[START Source material]

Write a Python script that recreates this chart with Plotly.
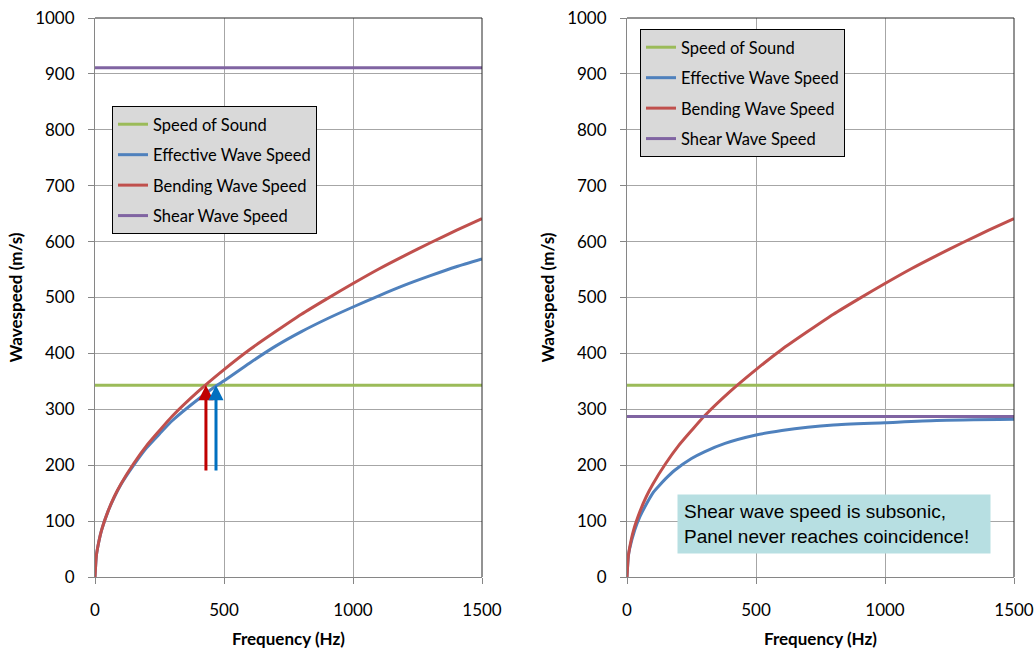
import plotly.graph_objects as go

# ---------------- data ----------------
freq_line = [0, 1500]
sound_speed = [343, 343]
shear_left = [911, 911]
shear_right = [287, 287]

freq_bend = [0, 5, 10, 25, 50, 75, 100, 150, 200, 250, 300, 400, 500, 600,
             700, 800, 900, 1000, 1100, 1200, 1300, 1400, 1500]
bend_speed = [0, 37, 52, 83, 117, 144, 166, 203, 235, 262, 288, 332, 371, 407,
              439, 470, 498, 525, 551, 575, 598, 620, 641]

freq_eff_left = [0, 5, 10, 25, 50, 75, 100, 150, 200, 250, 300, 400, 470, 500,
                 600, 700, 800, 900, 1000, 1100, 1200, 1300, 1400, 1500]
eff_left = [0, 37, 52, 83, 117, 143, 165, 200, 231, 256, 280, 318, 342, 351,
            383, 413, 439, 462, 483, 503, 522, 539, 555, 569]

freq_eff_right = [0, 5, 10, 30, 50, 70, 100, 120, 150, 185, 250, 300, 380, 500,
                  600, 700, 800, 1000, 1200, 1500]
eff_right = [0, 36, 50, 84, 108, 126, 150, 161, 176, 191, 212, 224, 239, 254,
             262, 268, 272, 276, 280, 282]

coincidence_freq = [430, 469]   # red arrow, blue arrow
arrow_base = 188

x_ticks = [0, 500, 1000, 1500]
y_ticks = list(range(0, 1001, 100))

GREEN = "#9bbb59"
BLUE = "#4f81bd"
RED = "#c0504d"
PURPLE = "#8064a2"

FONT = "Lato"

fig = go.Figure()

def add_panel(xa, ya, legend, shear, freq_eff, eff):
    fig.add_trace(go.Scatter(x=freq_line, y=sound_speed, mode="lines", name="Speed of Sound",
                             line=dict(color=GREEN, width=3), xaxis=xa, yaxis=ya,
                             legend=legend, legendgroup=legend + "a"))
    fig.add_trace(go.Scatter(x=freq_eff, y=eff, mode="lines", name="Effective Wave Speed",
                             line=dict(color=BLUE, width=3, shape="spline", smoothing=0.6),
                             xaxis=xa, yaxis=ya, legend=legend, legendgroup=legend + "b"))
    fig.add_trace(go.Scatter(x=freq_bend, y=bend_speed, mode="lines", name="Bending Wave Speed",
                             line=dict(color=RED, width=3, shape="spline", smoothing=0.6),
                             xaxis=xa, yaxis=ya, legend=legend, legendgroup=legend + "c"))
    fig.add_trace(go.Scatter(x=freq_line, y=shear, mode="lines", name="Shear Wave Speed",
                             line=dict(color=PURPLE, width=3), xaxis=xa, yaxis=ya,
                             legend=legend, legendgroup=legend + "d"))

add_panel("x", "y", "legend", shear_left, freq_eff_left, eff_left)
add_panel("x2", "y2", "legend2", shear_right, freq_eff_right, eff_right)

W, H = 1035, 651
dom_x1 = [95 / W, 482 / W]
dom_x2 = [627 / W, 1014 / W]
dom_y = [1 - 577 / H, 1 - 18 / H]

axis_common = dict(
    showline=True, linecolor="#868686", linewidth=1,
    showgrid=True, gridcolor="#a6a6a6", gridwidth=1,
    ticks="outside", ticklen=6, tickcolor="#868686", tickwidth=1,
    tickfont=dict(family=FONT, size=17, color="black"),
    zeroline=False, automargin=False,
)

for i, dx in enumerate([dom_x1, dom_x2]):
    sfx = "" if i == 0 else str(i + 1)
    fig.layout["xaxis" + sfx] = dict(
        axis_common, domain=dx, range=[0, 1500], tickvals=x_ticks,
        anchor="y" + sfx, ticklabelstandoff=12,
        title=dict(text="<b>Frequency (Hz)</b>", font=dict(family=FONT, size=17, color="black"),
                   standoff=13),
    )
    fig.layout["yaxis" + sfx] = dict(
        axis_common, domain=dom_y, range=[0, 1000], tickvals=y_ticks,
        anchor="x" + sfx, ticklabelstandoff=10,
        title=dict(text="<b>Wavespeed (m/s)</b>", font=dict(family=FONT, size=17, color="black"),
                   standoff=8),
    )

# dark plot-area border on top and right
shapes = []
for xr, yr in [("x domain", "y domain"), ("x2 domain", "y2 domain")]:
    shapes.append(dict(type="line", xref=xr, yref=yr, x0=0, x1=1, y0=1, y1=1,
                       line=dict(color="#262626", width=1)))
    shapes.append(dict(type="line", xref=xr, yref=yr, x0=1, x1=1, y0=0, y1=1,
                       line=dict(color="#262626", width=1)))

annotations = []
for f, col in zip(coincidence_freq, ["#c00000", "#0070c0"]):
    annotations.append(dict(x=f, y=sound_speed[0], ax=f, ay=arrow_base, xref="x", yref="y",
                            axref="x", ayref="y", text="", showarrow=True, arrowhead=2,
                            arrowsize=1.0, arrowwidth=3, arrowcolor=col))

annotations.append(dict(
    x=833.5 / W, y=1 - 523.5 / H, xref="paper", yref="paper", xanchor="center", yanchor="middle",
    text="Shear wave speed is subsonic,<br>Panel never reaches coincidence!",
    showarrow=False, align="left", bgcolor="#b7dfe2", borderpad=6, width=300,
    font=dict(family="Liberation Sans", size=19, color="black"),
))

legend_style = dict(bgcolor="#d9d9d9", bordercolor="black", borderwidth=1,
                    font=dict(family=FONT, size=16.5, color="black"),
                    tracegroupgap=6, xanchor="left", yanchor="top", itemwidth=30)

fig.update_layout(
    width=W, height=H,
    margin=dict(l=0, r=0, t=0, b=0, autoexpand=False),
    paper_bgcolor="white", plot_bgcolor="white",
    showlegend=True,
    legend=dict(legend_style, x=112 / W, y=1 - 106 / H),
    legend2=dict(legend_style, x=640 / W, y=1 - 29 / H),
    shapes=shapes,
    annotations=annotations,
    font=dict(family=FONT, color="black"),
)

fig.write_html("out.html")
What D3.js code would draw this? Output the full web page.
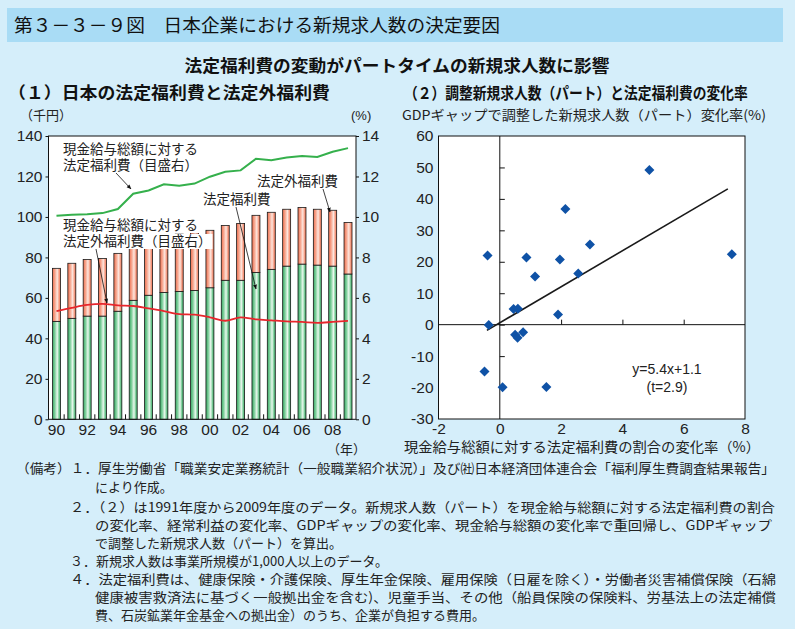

[END Source material]

§ To be done: Reproduce the data above word for word from its first line through the line that holds "439, 470, 498, 525, 551, 575, 598, 620, 641]", both ends included; skip pictures.

§ Answer in full:
Write a Python script that recreates this chart with Plotly.
import plotly.graph_objects as go

# ---------------- data ----------------
freq_line = [0, 1500]
sound_speed = [343, 343]
shear_left = [911, 911]
shear_right = [287, 287]

freq_bend = [0, 5, 10, 25, 50, 75, 100, 150, 200, 250, 300, 400, 500, 600,
             700, 800, 900, 1000, 1100, 1200, 1300, 1400, 1500]
bend_speed = [0, 37, 52, 83, 117, 144, 166, 203, 235, 262, 288, 332, 371, 407,
              439, 470, 498, 525, 551, 575, 598, 620, 641]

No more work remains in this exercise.